Majesco's Kid's Cards brings all your favorite classic card games to the Game Boy Advance. Play in single player mode or link up with 3 of your friends to enjoy five different card classics. Includes Go Fish, War, CrazyEights, Old Maid, and Slap Jack. The perfect companion for along trip or a rainy day.

Majesco Kid's Cards

Genre: Card Games/Puzzle
Publisher: Majesco
Developer: Skyworks Technologies
Release Date: September 08, 2005

Sometimes a game comes along that a reviewer simply cannot relate to. Perhaps it's too technical for their tastes, perhaps too difficult to get into... or perhaps it's aimed for an audience that most assuredly is not the reviewer. Majesco Kid's Cards is such a game. After all, it says so in the title of the game - this is card games for kids. In addition, the box art features a bunch of poorly drawn heads which aren't exactly designed to appeal to any sort of gamer's aesthetic sense.

Therein, it is to be assumed, is the biggest problem. This game is obviously geared towards children who aren't old enough for games such as Final Fantasy or dexterous enough for Super Mario Brothers. Being fully able to play and enjoy both of those games leaves this reviewer a bit stranded. I popped the Majesco Kid's Cards cart into my Gameboy, and 15 minutes later, I was done. I hadn't just finished the game, I had seen and done entirely everything there is to do in the game.

Game is perhaps a bit of a misnomer. In reality, it's five classic family-oriented card games: Go Fish, Crazy Eights, War, Old Maid, and Slap Jack. Even then, it's still a slight bit of a stretch to call them "games," as all of them require luck of the draw, and only two involve any sort of observation or timing. Controls are simpler than Dick and Jane Go to the Market; the control pad selects cards, the A button draws cards from the deck, and the B button is used only in Slap Jack, for the titular slapping of the jacks. However, even with controls so simple, they seem flawed - the pause menu is tied to the Select button, whereas the Start button is completely useless. Perhaps it's too much to assume, but typically Start has been used for any and all pause-related functions in... well, pretty much any game.

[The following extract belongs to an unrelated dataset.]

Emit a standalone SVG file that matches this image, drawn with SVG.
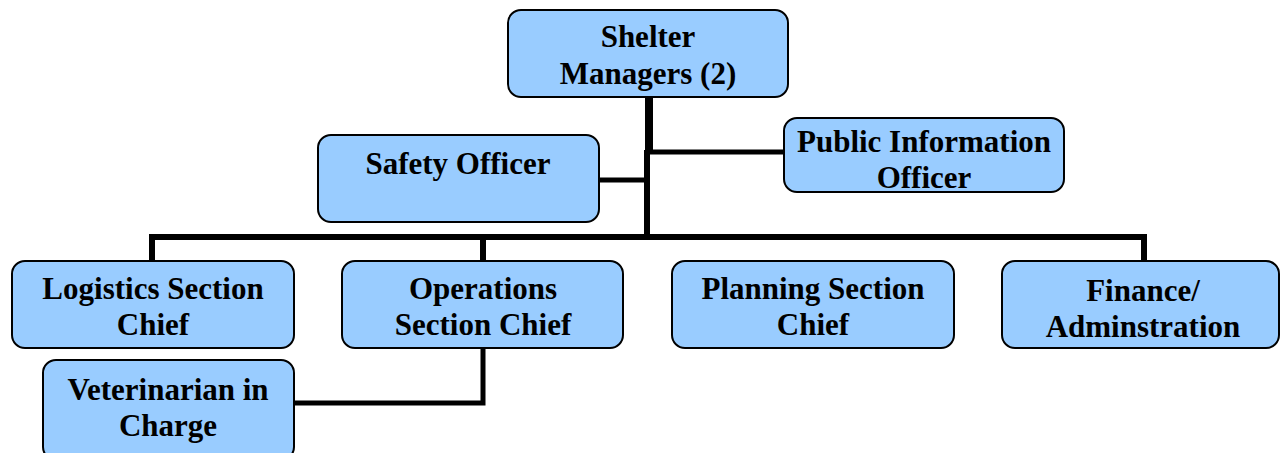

The game looks and sounds quite simple as well. It doesn't take much to make playing cards look like playing cards, but even then the graphics are incredibly plain. The cards are about the same size and quality of cards you'd find on a portable LCD game, and each game has a single, static screen of the backdrop, with the exception of Go Fish, which actually has a single solitary fish swimming around beneath the cards. The backdrops are also generic and look thrown together in about five minutes through a generic paint program. Likewise, the music has been choked out of an original generation Gameboy, having the same tinny qualities of the original Tetris, with none of the charm.

A cartridge this simple and barebones has to have some sort of extras to fill up the space on the cart however, right? I'm afraid not, as there's not a single additional game or special background to be found. Instead, the spare space on the Majesco Kid's Cards cart has been filled with what sounds like the leftovers of the Kidz Bop singers - a chorus of kids shouting out pretty much every moment of the game to you, right from the title screen to shouts of "Go Fish." It's perhaps high quality, but it's most certainly highly annoying. From the cries of "Fish, fish, got my wish" in Go Fish to the taunts of "draaaaaaaaw" every time you can't play a card in Crazy Eights, it seems like the voices are put in there simply to be as annoying and repetitive as real life kids can be while playing card games.

I am not the audience this game was made for, and I recognize and appreciate that fact. Ultimately, though, it bears repeating; Majesco Kid's Cards is hardly a game at all, and could likely have been hobbled together by a game developer in less than a day. All of the games are entirely based on random number generation, and often, playing is reduced to "hit the A button for five hours." Even the smallest of children will get quickly bored with the collection of games here, leaving it without much of a real point. As a matter of fact, I distinctly believe the ratio would be roughly one second per each year of age the child is.

Stay away. If your child asks for this, remind yourself that a real deck of playing cards will cost you a fraction of the price, and will allow you much more personal interaction, while maintaining the exact same level of entertainment, if not greater.